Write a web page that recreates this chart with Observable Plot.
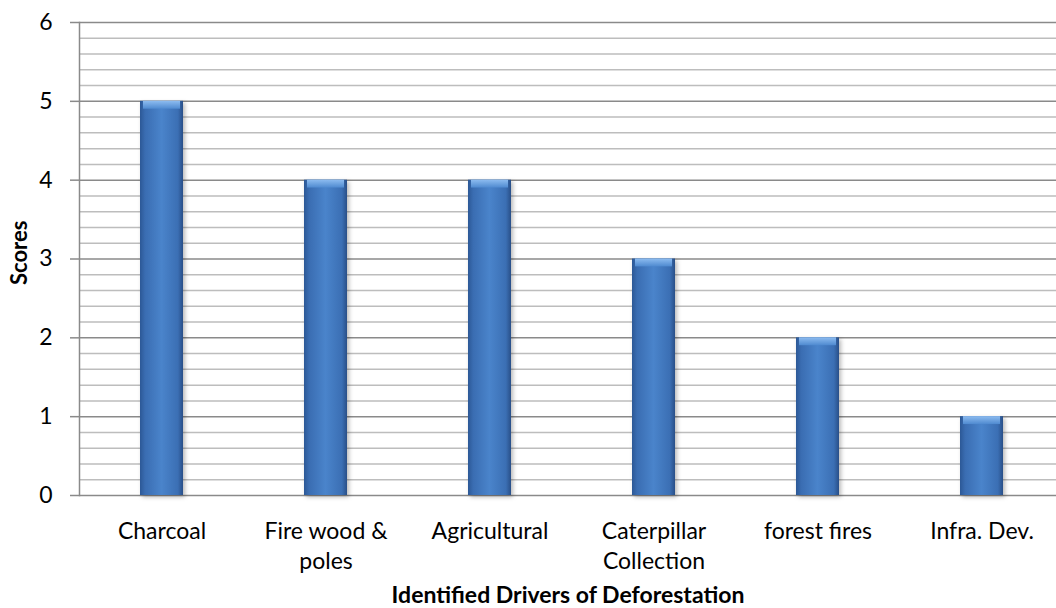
<!DOCTYPE html>
<html>
<head>
<meta charset="utf-8">
<script src="https://cdn.jsdelivr.net/npm/d3@7"></script>
<script src="https://cdn.jsdelivr.net/npm/@observablehq/plot@0.6"></script>
<style>
  html, body { margin: 0; padding: 0; background: #fff; }
  #chart svg { display: block; }
  .bars { filter: drop-shadow(2px 2px 2px rgba(0,0,0,0.28)); }
</style>
</head>
<body>
<div id="chart"></div>
<script>
// Drivers of deforestation and their scores
const categories = ["Charcoal", "Fire wood & poles", "Agricultural", "Caterpillar Collection", "forest fires", "Infra. Dev."];
const tickLabels = ["Charcoal", "Fire wood &\npoles", "Agricultural", "Caterpillar\nCollection", "forest fires", "Infra. Dev."];
const scores = [5, 4, 4, 3, 2, 1];
const yTicks = [0, 1, 2, 3, 4, 5, 6];
const minorTicks = d3.range(0, 30).map(i => i / 5).filter(v => !Number.isInteger(v));

const data = categories.map((c, i) => ({category: c, score: scores[i]}));
const labelOf = new Map(categories.map((c, i) => [c, tickLabels[i]]));

// gradient definitions for the shaded bars
const defs = () => {
  const g = d3.create("svg:defs");
  const body = g.append("linearGradient").attr("id", "barBody").attr("x1", "0").attr("x2", "1").attr("y1", "0").attr("y2", "0");
  [["0%", "#2c5896"], ["12%", "#3a6db2"], ["50%", "#4a84cb"], ["88%", "#3b6fb4"], ["100%", "#294f88"]]
    .forEach(([o, c]) => body.append("stop").attr("offset", o).attr("stop-color", c));
  const cap = g.append("linearGradient").attr("id", "barCap").attr("x1", "0").attr("x2", "0").attr("y1", "0").attr("y2", "1");
  [["0%", "#8dbcf0"], ["100%", "#4f8ad0"]]
    .forEach(([o, c]) => cap.append("stop").attr("offset", o).attr("stop-color", c));
  return g.node();
};

const chart = Plot.plot({
  width: 1056,
  height: 608,
  marginLeft: 79,
  marginRight: 0,
  marginTop: 22,
  marginBottom: 113,
  style: {fontFamily: "Lato", fontSize: "23px", color: "#000", background: "#fff"},
  x: {domain: categories, range: [79, 1065], paddingInner: 0.735, paddingOuter: 0.3675},
  y: {domain: [0, 6], range: [495, 22]},
  marks: [
    defs,
    Plot.ruleY(minorTicks, {stroke: "#bdbdbd", strokeWidth: 1.5}),
    Plot.ruleY(yTicks, {stroke: "#8a8a8a", strokeWidth: 1.5}),
    Plot.frame({anchor: "left", stroke: "#8a8a8a", strokeWidth: 1.5}),
    Plot.axisY({ticks: yTicks, tickSize: 9, tickPadding: 18, tickFormat: d3.format("d"), stroke: "#8a8a8a", strokeWidth: 1.5, fontSize: 23, label: null}),
    Plot.axisX({tickSize: 0, tickPadding: 22, tickFormat: d => labelOf.get(d), fontSize: 23, lineHeight: 1.3, label: null}),
    Plot.barY(data, {x: "category", y: "score", fill: "url(#barBody)", className: "bars"}),
    Plot.barY(data, {x: "category", y1: d => d.score - 0.1, y2: "score", fill: "url(#barCap)", insetLeft: 3, insetRight: 3}),
    Plot.text(["Identified Drivers of Deforestation"], {frameAnchor: "bottom", dy: 107, fontSize: 23, fontWeight: "bold", lineAnchor: "bottom"}),
    Plot.text(["Scores"], {frameAnchor: "left", dx: -60, dy: 26, rotate: -90, fontSize: 22, fontWeight: "bold"})
  ]
});

document.getElementById("chart").append(chart);
</script>
</body>
</html>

Problem to work on - Extract, from the listing above, every line where the string "chart" occurs.

Answer to the problem -
Write a web page that recreates this chart with Observable Plot.
  #chart svg { display: block; }
<div id="chart"></div>
const chart = Plot.plot({
document.getElementById("chart").append(chart);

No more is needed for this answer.